- **What the task requires**
Look through the lines below and extract each one that contains "this".

- **The records**
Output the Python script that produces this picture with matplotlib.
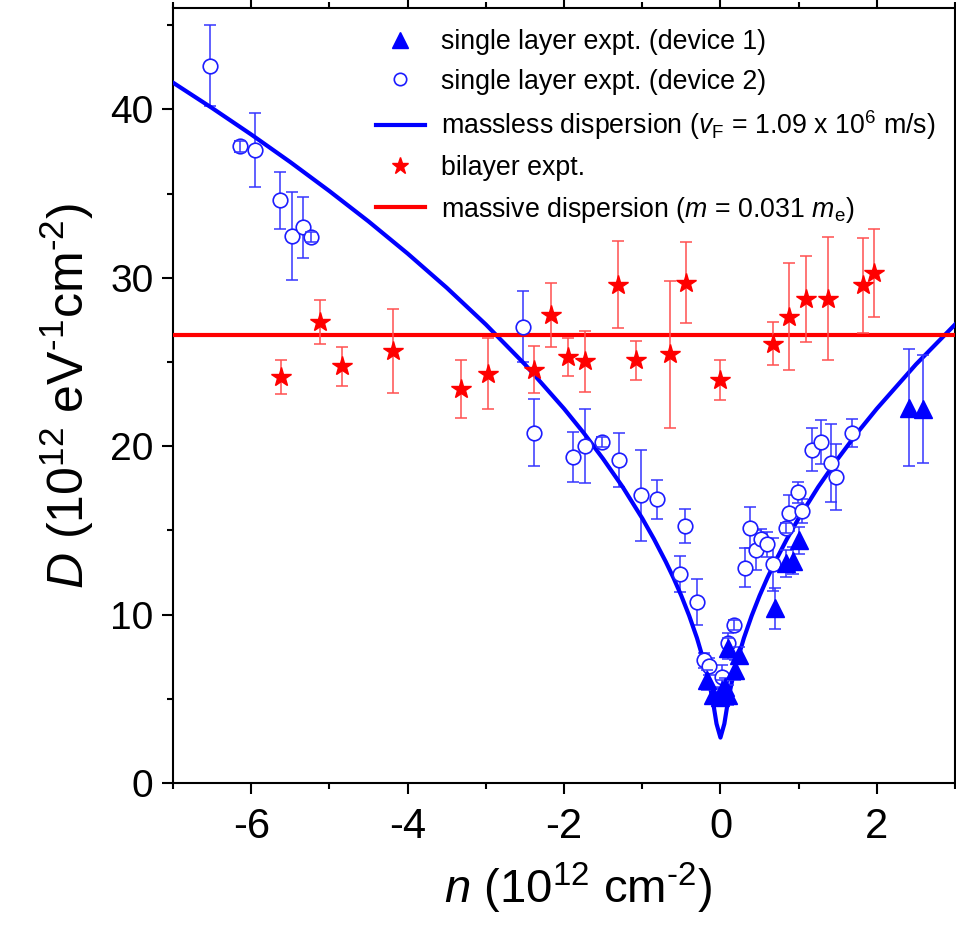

* * *

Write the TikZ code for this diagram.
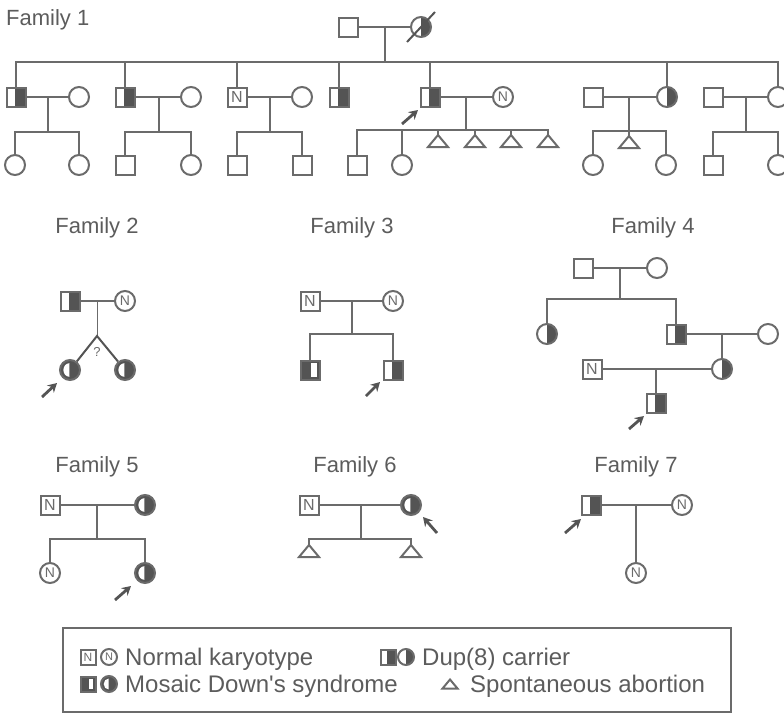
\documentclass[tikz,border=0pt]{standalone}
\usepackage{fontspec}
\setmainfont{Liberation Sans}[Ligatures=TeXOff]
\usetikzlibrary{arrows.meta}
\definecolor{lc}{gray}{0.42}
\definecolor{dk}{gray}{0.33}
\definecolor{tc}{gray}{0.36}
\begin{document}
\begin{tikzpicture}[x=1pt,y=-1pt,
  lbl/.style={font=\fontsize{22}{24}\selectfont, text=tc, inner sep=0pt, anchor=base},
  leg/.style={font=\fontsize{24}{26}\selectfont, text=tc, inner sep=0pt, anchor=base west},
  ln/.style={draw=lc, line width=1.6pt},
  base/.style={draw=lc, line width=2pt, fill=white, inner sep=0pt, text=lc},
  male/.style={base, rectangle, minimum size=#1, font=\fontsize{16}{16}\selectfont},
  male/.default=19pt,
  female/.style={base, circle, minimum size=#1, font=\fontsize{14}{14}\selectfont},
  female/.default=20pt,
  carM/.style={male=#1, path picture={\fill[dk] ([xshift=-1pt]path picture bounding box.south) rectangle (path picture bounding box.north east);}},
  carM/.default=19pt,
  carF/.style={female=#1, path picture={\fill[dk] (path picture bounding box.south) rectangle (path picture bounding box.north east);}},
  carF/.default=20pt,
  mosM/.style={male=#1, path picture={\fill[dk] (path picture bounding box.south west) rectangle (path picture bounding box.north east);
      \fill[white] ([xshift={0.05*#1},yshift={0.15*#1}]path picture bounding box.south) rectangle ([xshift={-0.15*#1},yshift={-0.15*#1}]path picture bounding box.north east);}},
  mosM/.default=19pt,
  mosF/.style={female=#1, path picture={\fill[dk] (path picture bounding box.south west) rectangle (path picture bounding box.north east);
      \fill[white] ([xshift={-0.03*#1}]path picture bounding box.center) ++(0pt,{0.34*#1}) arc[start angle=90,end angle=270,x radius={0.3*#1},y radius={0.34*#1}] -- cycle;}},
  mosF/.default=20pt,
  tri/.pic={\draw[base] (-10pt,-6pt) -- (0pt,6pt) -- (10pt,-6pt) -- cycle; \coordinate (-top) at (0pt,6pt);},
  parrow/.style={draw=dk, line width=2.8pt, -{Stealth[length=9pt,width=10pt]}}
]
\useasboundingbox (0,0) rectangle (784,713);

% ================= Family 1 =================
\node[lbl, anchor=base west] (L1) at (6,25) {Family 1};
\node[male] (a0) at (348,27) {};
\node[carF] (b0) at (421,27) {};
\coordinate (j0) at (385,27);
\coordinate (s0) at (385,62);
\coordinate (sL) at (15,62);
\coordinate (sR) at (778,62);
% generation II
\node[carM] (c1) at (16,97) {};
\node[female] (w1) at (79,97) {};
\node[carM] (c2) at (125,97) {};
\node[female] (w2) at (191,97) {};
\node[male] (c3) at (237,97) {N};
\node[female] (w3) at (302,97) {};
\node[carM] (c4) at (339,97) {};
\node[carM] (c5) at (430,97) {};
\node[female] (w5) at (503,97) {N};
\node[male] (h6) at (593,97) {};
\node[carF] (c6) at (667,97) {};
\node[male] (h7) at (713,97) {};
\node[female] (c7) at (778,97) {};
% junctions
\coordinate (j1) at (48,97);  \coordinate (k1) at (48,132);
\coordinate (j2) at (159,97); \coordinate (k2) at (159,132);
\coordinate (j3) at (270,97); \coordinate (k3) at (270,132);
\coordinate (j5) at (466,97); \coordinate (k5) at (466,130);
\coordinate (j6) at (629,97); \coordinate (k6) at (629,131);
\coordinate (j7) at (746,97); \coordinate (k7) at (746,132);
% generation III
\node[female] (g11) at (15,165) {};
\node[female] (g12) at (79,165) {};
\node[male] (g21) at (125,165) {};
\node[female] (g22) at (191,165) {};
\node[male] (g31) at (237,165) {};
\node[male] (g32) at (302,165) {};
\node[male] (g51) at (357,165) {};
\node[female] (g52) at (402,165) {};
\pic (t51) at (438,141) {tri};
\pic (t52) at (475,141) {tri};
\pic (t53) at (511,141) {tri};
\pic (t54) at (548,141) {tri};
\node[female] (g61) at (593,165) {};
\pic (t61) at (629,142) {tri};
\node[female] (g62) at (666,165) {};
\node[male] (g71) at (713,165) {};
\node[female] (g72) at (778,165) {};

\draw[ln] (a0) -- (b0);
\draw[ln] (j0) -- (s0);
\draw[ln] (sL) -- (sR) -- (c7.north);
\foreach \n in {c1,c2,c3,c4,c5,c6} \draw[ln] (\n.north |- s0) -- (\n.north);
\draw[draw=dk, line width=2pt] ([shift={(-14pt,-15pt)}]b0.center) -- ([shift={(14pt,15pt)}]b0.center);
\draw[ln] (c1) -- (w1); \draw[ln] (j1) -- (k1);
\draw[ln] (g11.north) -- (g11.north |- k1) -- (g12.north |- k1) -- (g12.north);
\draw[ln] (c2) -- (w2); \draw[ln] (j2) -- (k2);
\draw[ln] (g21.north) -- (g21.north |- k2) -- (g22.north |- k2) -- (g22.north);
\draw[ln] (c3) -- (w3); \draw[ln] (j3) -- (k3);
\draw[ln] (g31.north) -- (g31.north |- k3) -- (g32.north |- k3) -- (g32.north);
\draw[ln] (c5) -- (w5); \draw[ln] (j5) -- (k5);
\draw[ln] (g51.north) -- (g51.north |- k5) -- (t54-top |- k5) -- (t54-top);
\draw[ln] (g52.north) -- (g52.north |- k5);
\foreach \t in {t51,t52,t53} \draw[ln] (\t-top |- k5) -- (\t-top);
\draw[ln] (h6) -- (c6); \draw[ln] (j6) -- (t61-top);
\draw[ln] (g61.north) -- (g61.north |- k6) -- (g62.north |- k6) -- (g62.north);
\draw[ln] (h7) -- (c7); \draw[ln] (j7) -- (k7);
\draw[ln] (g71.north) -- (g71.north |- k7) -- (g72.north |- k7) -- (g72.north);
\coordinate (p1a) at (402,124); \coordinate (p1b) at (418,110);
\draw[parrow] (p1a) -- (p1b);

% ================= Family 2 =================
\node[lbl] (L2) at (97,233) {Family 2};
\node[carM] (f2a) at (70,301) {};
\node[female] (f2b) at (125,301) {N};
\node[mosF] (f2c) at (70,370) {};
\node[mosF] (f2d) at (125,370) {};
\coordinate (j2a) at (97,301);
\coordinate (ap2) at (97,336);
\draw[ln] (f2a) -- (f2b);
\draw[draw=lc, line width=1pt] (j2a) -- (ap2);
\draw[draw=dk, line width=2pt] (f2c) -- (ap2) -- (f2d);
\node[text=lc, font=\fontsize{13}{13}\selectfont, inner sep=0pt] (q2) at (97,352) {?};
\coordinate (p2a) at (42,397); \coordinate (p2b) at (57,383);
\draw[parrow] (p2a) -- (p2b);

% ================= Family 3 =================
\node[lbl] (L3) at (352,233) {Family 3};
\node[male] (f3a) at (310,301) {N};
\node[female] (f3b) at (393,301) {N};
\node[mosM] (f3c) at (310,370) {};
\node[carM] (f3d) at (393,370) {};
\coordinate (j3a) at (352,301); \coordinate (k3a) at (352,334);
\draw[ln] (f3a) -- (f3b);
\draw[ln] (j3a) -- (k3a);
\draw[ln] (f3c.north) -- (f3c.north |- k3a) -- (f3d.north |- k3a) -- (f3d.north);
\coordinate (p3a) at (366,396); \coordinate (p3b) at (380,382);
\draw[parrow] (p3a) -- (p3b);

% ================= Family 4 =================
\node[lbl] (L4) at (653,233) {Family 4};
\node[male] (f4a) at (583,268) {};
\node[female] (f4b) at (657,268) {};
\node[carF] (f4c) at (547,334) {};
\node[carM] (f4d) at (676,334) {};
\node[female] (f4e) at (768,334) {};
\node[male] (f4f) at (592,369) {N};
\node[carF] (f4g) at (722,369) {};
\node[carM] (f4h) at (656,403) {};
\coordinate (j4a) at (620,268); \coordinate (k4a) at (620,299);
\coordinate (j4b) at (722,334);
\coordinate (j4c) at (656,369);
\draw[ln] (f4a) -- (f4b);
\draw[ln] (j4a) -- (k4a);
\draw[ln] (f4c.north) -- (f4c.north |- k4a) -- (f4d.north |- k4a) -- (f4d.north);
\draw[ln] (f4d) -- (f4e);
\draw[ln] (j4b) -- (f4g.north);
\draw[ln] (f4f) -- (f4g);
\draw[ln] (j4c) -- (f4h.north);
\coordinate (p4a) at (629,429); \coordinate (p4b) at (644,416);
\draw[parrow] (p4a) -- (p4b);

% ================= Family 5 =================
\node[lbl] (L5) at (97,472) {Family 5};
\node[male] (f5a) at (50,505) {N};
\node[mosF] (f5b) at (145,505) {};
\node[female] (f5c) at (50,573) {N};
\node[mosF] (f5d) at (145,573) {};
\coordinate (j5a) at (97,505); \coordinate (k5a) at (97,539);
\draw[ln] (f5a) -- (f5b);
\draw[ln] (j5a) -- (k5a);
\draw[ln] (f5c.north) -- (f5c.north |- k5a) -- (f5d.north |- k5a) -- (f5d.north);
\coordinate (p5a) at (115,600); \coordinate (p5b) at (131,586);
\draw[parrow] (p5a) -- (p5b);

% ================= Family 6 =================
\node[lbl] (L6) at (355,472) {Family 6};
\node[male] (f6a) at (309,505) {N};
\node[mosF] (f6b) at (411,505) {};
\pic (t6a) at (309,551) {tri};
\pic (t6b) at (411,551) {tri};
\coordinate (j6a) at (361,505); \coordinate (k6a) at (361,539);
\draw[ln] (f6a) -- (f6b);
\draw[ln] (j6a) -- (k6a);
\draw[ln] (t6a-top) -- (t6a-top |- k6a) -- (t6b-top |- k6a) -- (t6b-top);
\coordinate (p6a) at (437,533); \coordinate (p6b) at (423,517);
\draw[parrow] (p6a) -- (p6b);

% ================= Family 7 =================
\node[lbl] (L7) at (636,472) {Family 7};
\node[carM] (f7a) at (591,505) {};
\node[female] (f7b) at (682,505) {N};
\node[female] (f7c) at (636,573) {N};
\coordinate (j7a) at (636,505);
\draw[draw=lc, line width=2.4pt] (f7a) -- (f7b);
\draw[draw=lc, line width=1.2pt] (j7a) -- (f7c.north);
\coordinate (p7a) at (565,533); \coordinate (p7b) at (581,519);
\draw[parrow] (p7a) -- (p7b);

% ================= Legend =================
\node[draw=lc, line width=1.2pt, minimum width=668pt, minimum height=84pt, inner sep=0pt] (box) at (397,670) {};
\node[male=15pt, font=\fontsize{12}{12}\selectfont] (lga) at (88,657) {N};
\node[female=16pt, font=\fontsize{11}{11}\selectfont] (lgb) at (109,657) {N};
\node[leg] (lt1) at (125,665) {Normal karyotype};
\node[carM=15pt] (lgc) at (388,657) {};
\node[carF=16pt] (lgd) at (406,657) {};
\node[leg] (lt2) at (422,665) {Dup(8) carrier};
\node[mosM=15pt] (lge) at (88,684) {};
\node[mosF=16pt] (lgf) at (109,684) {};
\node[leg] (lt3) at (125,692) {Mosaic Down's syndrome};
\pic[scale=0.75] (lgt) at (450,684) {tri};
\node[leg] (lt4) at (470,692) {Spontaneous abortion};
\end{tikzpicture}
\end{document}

- **Written solution**
Output the Python script that produces this picture with matplotlib.
Write the TikZ code for this diagram.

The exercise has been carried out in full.